■ **Recorded information**
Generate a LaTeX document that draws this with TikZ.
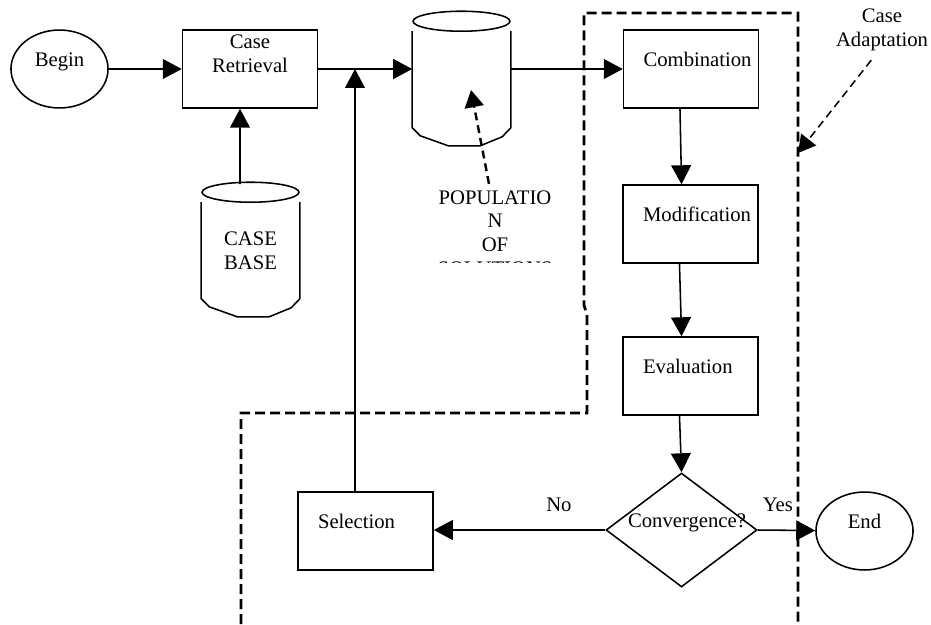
\documentclass[tikz,border=0pt]{standalone}
\usepackage{fontspec}
\setmainfont{Liberation Serif}
\usetikzlibrary{arrows.meta, positioning, shapes.geometric, calc}

\newcommand{\drum}[1]{%
	\draw ($(#1.north)+(0,-10)$) ellipse [x radius=28.1pt, y radius=5.8pt];
	\draw (#1.north west) -- (#1.south west) -- ++(8,8) -- ++(28,10) -- ++(32,0) -- ++(22,-9) -- (#1.south east) -- (#1.north east);
}

\begin{document}
\begin{tikzpicture}[x=0.58pt, y=-0.58pt, line width=0.9pt,
	font=\fontsize{12pt}{13.8pt}\selectfont,
	procbox/.style={draw, minimum width=78.3pt, minimum height=45.2pt, inner sep=0pt},
	boxtxt/.style={anchor=west, xshift=11.6pt, yshift=-17.4pt, inner sep=0pt},
	terminal/.style={draw, ellipse, minimum width=56.3pt, minimum height=45.2pt, inner sep=0pt, text height=8pt, text depth=11pt},
	decide/.style={draw, diamond, minimum width=87.6pt, minimum height=66.1pt, inner sep=0pt},
	store/.style={minimum width=56.3pt, minimum height=55.1pt, inner sep=0pt, align=center},
	arr/.style={-{Triangle[length=11pt, width=11.5pt]}},
	region/.style={dash pattern=on 5.8pt off 2.9pt, line width=1.6pt},
	pointer/.style={-{Triangle[length=10pt, width=11pt]}, dash pattern=on 4.6pt off 2.9pt}]
	\useasboundingbox (0,0) rectangle (931,624);

	% case adaptation region
	\draw[region] (241,624) -- (241,413) -- (587,413) -- (587,315) -- (584,305) -- (584,13) -- (798,13) -- (798,624);

	\node[terminal] (begin) at (59.5,69) {Begin};
	\node[procbox, label={[anchor=north, yshift=-2.9pt, align=center, inner sep=0pt]north:Case\\Retrieval}] (cr) at (250,69) {};
	\node[store] (cb) at (250.5,250.5) {CASE\\BASE};
	\drum{cb}
	\node[store] (pop) at (461.5,79.5) {};
	\drum{pop}
	\begin{scope}
		\clip (420,170) rectangle (580,262);
		\node[align=center] (poptxt) at (495,233) {POPULATIO\\N\\OF\\SOLUTIONS};
	\end{scope}
	\coordinate (popmark) at (471,90);

	\node[procbox, label={[boxtxt]north west:Combination}] (comb) at (691,69) {};
	\node[procbox, label={[boxtxt]north west:Modification}] (mod) at (690.5,224) {};
	\node[procbox, label={[boxtxt]north west:Evaluation}] (eval) at (690.5,376) {};
	\node[decide, label={[inner sep=0pt, xshift=3.2pt, yshift=4pt]center:Convergence?}] (conv) at (681.5,530) {};
	\node[procbox, label={[boxtxt]north west:Selection}] (sel) at (365.5,531) {};
	\node[terminal] (end) at (864.5,531) {End};

	\node[align=center] (ca) at (882,30) {Case\\Adaptation};
	\coordinate (catip) at (798,153);

	%main flow
	\draw[arr] (begin) -- (cr);
	\draw[arr] ($(cb.north)+(-10.5,-18)$) -- ([xshift=-5.8pt]cr.south);
	\draw[arr] (cr.east) -- (cr.east -| pop.west);
	\draw[arr] (pop.east |- comb.west) -- (comb.west);
	\draw[arr] ([xshift=-6.4pt]comb.south) -- ([xshift=-5.2pt]mod.north);
	\draw[arr] ([xshift=-6.4pt]mod.south) -- ([xshift=-5.2pt]eval.north);
	\draw[arr] ([xshift=-6.4pt]eval.south) -- (conv.north);
	\draw[arr] (conv.west) -- (conv.west -| sel.east) node[pos=0.27, above=7pt]{No};
	\draw[arr] (conv.east) -- (end) node[pos=0.35, above=7pt]{Yes};
	\draw[arr] ([xshift=-6.1pt]sel.north) -- ([xshift=-6.1pt]sel.north |- cr.east);

	%pointers
	\draw[pointer, line width=1.4pt] ([xshift=-3.5pt]poptxt.north) -- (popmark);
	\draw[pointer, shorten <=2pt] ([xshift=-5pt]ca.south) -- (catip);
\end{tikzpicture}
\end{document}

■ **Work to complete**
Word for word, quote the full listing, omitting every picture.

■ **Finished task**
Generate a LaTeX document that draws this with TikZ.
\documentclass[tikz,border=0pt]{standalone}
\usepackage{fontspec}
\setmainfont{Liberation Serif}
\usetikzlibrary{arrows.meta, positioning, shapes.geometric, calc}

\newcommand{\drum}[1]{%
	\draw ($(#1.north)+(0,-10)$) ellipse [x radius=28.1pt, y radius=5.8pt];
	\draw (#1.north west) -- (#1.south west) -- ++(8,8) -- ++(28,10) -- ++(32,0) -- ++(22,-9) -- (#1.south east) -- (#1.north east);
}

\begin{document}
\begin{tikzpicture}[x=0.58pt, y=-0.58pt, line width=0.9pt,
	font=\fontsize{12pt}{13.8pt}\selectfont,
	procbox/.style={draw, minimum width=78.3pt, minimum height=45.2pt, inner sep=0pt},
	boxtxt/.style={anchor=west, xshift=11.6pt, yshift=-17.4pt, inner sep=0pt},
	terminal/.style={draw, ellipse, minimum width=56.3pt, minimum height=45.2pt, inner sep=0pt, text height=8pt, text depth=11pt},
	decide/.style={draw, diamond, minimum width=87.6pt, minimum height=66.1pt, inner sep=0pt},
	store/.style={minimum width=56.3pt, minimum height=55.1pt, inner sep=0pt, align=center},
	arr/.style={-{Triangle[length=11pt, width=11.5pt]}},
	region/.style={dash pattern=on 5.8pt off 2.9pt, line width=1.6pt},
	pointer/.style={-{Triangle[length=10pt, width=11pt]}, dash pattern=on 4.6pt off 2.9pt}]
	\useasboundingbox (0,0) rectangle (931,624);

	% case adaptation region
	\draw[region] (241,624) -- (241,413) -- (587,413) -- (587,315) -- (584,305) -- (584,13) -- (798,13) -- (798,624);

	\node[terminal] (begin) at (59.5,69) {Begin};
	\node[procbox, label={[anchor=north, yshift=-2.9pt, align=center, inner sep=0pt]north:Case\\Retrieval}] (cr) at (250,69) {};
	\node[store] (cb) at (250.5,250.5) {CASE\\BASE};
	\drum{cb}
	\node[store] (pop) at (461.5,79.5) {};
	\drum{pop}
	\begin{scope}
		\clip (420,170) rectangle (580,262);
		\node[align=center] (poptxt) at (495,233) {POPULATIO\\N\\OF\\SOLUTIONS};
	\end{scope}
	\coordinate (popmark) at (471,90);

	\node[procbox, label={[boxtxt]north west:Combination}] (comb) at (691,69) {};
	\node[procbox, label={[boxtxt]north west:Modification}] (mod) at (690.5,224) {};
	\node[procbox, label={[boxtxt]north west:Evaluation}] (eval) at (690.5,376) {};
	\node[decide, label={[inner sep=0pt, xshift=3.2pt, yshift=4pt]center:Convergence?}] (conv) at (681.5,530) {};
	\node[procbox, label={[boxtxt]north west:Selection}] (sel) at (365.5,531) {};
	\node[terminal] (end) at (864.5,531) {End};

	\node[align=center] (ca) at (882,30) {Case\\Adaptation};
	\coordinate (catip) at (798,153);

	%main flow
	\draw[arr] (begin) -- (cr);
	\draw[arr] ($(cb.north)+(-10.5,-18)$) -- ([xshift=-5.8pt]cr.south);
	\draw[arr] (cr.east) -- (cr.east -| pop.west);
	\draw[arr] (pop.east |- comb.west) -- (comb.west);
	\draw[arr] ([xshift=-6.4pt]comb.south) -- ([xshift=-5.2pt]mod.north);
	\draw[arr] ([xshift=-6.4pt]mod.south) -- ([xshift=-5.2pt]eval.north);
	\draw[arr] ([xshift=-6.4pt]eval.south) -- (conv.north);
	\draw[arr] (conv.west) -- (conv.west -| sel.east) node[pos=0.27, above=7pt]{No};
	\draw[arr] (conv.east) -- (end) node[pos=0.35, above=7pt]{Yes};
	\draw[arr] ([xshift=-6.1pt]sel.north) -- ([xshift=-6.1pt]sel.north |- cr.east);

	%pointers
	\draw[pointer, line width=1.4pt] ([xshift=-3.5pt]poptxt.north) -- (popmark);
	\draw[pointer, shorten <=2pt] ([xshift=-5pt]ca.south) -- (catip);
\end{tikzpicture}
\end{document}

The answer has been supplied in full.